# PROVIDED RECORDS
****
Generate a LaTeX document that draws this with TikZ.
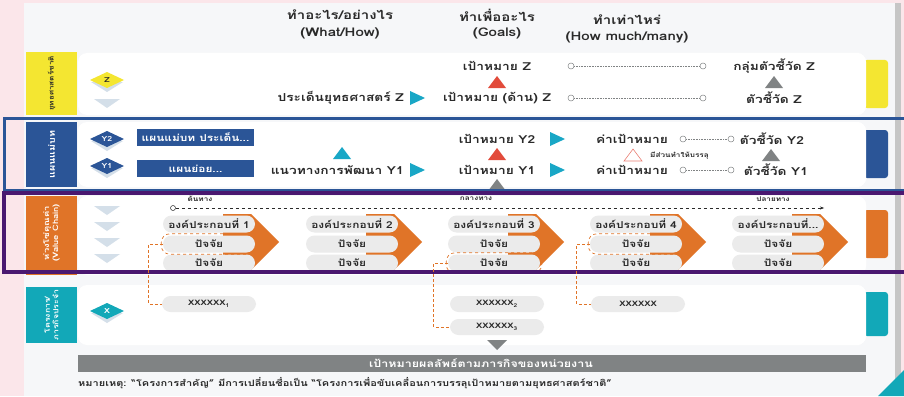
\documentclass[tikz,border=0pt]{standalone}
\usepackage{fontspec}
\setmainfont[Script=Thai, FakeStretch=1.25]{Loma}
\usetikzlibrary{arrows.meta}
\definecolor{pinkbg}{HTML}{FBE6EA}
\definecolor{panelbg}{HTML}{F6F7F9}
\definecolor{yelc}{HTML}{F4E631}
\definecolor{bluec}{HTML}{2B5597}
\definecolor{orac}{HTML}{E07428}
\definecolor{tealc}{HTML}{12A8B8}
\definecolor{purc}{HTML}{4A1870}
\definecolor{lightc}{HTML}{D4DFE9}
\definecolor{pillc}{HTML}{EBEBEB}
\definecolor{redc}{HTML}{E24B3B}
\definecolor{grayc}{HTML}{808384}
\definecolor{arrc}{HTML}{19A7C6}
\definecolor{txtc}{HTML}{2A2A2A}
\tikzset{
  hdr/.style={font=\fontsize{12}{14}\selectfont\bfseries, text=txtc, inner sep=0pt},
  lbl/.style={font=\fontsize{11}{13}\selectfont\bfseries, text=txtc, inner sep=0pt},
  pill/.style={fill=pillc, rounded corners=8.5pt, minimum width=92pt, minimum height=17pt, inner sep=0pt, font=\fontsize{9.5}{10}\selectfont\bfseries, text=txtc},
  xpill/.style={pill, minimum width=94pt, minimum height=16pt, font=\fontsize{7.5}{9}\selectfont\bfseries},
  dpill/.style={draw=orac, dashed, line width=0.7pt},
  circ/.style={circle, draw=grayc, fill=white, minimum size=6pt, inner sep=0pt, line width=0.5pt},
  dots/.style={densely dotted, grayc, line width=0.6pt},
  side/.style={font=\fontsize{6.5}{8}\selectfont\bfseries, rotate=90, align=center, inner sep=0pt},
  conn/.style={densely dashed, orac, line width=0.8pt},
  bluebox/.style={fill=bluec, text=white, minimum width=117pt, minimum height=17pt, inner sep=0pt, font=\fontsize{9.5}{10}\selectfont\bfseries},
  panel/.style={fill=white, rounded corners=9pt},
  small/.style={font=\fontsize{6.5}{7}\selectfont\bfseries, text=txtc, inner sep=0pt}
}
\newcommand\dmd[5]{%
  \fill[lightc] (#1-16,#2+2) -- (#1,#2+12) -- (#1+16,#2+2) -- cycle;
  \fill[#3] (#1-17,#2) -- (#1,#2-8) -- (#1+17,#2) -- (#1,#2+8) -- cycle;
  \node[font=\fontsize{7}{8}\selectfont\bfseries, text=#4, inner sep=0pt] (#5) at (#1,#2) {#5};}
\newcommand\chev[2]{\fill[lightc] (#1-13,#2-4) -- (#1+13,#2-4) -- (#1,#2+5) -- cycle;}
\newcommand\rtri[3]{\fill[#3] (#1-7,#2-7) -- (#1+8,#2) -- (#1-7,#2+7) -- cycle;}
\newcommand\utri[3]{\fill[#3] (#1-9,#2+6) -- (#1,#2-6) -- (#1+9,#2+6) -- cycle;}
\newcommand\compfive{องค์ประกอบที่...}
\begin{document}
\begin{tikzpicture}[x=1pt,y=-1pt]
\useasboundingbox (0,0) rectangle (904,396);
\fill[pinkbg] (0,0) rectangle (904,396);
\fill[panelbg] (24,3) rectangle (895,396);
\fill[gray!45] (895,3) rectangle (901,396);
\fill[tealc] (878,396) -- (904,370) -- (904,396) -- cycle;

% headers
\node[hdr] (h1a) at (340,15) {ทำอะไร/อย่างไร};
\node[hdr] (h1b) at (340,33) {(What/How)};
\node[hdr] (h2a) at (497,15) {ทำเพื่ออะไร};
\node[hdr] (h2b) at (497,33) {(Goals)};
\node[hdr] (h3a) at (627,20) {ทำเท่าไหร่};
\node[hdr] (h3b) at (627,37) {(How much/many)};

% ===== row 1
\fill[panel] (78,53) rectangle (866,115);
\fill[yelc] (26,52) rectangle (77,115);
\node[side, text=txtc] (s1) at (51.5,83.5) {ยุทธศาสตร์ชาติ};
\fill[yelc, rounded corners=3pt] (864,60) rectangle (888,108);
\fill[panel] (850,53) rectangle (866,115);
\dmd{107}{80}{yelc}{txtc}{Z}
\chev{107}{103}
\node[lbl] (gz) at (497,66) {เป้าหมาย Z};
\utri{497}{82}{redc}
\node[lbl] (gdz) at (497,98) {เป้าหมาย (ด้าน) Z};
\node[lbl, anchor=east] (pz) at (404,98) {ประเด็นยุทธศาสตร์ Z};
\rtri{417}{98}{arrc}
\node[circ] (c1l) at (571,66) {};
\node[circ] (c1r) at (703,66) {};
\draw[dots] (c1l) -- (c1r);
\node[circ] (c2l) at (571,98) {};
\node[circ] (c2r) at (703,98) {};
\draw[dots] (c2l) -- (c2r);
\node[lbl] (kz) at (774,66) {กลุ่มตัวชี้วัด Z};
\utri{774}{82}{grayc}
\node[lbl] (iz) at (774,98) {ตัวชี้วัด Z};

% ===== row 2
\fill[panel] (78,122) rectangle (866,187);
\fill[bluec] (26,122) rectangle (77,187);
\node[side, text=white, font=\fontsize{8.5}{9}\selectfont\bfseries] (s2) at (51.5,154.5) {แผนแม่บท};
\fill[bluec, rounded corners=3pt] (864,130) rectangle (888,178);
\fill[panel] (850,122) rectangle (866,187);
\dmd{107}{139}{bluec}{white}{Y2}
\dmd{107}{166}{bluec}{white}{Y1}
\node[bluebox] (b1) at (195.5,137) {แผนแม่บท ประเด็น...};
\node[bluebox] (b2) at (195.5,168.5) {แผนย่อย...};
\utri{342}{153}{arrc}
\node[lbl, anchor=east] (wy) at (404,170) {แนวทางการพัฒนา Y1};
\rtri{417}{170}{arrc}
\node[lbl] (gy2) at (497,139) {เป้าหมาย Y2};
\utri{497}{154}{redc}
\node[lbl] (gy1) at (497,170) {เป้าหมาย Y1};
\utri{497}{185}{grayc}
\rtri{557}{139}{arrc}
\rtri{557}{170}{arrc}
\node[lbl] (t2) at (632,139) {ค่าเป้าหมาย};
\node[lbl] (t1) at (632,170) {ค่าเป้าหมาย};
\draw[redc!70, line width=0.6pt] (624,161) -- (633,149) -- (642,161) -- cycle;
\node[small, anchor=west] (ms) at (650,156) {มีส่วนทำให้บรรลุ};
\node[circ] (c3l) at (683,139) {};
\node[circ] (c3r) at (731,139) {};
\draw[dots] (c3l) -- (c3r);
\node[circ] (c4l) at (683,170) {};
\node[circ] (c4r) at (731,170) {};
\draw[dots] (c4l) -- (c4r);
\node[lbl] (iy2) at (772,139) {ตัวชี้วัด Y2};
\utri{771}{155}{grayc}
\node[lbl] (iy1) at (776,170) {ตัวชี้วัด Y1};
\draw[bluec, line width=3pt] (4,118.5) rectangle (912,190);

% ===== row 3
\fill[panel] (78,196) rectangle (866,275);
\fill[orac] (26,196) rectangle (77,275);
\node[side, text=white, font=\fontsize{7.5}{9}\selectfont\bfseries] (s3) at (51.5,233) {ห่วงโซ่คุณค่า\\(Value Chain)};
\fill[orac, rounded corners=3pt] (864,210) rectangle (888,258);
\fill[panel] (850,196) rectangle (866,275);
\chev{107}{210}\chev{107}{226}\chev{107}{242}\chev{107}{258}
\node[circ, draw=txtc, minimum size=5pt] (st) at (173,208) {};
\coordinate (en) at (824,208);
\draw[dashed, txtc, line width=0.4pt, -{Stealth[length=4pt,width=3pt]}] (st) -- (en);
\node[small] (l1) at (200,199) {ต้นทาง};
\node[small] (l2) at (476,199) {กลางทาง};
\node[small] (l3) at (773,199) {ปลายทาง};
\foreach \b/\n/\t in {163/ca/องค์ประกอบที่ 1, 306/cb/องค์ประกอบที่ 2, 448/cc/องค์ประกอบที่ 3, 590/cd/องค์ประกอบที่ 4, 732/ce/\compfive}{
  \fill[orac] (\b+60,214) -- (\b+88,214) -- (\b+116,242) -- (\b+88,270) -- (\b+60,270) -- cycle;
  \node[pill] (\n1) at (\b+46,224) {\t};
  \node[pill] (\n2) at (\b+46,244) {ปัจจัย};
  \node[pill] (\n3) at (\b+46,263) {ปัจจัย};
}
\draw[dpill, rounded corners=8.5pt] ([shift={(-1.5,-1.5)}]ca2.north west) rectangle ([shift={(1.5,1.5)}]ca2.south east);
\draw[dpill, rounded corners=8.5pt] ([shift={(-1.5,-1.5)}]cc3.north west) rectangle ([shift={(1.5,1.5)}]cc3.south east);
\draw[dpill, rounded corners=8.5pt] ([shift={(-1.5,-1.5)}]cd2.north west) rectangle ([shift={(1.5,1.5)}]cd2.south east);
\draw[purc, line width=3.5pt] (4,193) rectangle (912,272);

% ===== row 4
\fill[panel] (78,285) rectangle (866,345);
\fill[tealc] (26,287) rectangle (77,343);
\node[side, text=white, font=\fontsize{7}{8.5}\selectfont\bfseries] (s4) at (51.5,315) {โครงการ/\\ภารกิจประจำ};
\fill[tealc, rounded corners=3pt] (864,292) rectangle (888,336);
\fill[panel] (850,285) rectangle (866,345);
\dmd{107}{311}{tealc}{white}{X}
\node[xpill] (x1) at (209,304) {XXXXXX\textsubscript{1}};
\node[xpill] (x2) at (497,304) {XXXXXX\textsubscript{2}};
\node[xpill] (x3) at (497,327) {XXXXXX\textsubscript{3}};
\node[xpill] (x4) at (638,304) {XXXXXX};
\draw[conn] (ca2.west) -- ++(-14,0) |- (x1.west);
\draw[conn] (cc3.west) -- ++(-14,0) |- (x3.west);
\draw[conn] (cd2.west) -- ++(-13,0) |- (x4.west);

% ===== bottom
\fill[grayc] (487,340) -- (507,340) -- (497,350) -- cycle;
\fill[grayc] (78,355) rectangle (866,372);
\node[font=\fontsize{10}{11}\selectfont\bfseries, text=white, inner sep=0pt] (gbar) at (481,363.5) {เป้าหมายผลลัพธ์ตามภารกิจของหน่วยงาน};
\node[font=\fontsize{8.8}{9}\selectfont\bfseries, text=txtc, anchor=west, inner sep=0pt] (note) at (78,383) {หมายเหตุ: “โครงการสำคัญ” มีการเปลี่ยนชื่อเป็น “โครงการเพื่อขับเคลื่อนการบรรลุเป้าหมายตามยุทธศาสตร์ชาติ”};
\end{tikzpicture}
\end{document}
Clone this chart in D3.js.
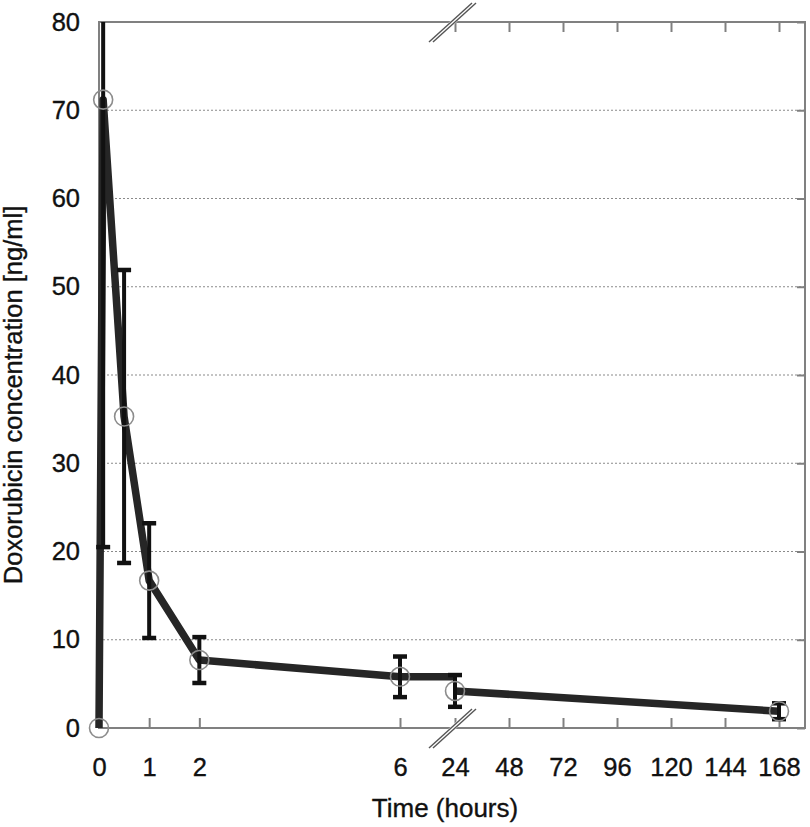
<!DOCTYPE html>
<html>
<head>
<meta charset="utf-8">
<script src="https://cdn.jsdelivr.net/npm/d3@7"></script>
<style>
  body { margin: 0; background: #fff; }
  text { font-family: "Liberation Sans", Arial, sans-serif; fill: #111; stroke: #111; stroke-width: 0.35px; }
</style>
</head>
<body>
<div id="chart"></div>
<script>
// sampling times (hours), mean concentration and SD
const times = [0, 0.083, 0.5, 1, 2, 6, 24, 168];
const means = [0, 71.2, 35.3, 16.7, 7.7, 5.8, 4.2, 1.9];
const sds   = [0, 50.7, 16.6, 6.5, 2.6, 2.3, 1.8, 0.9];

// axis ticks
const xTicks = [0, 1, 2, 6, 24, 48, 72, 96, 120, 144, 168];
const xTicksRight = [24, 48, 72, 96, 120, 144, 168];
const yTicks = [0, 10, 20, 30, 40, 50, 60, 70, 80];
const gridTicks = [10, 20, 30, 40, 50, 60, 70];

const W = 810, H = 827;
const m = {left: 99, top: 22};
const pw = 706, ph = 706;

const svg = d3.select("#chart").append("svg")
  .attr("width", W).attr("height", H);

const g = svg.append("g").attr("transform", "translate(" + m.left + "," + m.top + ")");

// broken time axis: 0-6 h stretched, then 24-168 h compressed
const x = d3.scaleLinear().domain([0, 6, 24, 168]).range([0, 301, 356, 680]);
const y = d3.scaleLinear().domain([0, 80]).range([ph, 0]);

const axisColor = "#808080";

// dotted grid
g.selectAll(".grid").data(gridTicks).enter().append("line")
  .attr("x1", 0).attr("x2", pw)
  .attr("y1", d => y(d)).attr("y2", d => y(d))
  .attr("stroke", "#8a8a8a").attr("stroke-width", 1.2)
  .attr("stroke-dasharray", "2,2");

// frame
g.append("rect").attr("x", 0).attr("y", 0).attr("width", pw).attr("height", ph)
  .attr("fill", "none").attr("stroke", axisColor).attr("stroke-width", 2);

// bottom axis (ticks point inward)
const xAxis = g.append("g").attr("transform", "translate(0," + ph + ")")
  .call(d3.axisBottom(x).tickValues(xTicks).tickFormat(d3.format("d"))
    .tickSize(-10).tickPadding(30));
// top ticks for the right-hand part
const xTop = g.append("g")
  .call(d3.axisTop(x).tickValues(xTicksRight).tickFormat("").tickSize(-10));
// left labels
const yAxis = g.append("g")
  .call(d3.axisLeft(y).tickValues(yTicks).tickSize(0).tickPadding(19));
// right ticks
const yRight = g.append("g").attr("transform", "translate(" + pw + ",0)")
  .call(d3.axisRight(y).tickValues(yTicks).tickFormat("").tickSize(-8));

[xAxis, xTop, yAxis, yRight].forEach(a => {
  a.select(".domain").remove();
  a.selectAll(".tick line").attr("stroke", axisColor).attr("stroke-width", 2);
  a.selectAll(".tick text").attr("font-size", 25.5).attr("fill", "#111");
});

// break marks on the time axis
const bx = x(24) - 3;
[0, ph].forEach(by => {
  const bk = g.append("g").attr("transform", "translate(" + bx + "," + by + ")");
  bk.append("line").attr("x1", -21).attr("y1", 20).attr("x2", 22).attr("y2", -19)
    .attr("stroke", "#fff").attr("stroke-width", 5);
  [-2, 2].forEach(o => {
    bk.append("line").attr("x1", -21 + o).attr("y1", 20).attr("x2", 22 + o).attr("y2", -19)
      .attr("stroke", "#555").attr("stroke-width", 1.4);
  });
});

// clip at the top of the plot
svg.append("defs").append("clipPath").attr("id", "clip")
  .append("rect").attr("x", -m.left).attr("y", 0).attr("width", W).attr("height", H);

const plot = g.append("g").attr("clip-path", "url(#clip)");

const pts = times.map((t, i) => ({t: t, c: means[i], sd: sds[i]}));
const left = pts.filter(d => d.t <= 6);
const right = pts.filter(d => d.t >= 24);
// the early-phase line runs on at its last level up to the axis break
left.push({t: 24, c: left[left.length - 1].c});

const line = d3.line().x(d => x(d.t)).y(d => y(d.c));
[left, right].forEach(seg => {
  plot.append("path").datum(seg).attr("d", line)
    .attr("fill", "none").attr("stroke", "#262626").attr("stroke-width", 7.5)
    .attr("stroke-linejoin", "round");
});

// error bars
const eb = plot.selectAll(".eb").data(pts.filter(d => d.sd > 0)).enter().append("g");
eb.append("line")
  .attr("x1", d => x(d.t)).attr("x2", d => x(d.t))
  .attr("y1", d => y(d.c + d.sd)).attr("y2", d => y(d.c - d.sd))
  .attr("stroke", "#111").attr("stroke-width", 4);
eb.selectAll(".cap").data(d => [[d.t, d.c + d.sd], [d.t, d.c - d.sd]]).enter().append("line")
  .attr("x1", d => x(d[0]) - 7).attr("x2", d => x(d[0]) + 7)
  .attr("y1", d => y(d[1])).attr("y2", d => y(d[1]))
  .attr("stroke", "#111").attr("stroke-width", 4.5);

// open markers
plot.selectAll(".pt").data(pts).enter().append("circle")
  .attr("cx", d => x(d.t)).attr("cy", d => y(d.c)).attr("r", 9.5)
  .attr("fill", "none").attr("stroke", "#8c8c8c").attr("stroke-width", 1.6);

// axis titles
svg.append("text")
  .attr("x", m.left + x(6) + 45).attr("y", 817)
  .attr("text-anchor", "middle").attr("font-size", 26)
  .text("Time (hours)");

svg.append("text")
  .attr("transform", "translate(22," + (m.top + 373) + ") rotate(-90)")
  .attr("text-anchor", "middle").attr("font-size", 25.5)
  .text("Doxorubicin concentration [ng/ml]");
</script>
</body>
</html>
****
# OBJECTIVE
Leave the pictures out and copy exactly the lines from the one with "Clone this chart in D3.js." to the one with "2.3, 1.8, 0.9];", both included.

# THE REPLY
Clone this chart in D3.js.
<!DOCTYPE html>
<html>
<head>
<meta charset="utf-8">
<script src="https://cdn.jsdelivr.net/npm/d3@7"></script>
<style>
  body { margin: 0; background: #fff; }
  text { font-family: "Liberation Sans", Arial, sans-serif; fill: #111; stroke: #111; stroke-width: 0.35px; }
</style>
</head>
<body>
<div id="chart"></div>
<script>
// sampling times (hours), mean concentration and SD
const times = [0, 0.083, 0.5, 1, 2, 6, 24, 168];
const means = [0, 71.2, 35.3, 16.7, 7.7, 5.8, 4.2, 1.9];
const sds   = [0, 50.7, 16.6, 6.5, 2.6, 2.3, 1.8, 0.9];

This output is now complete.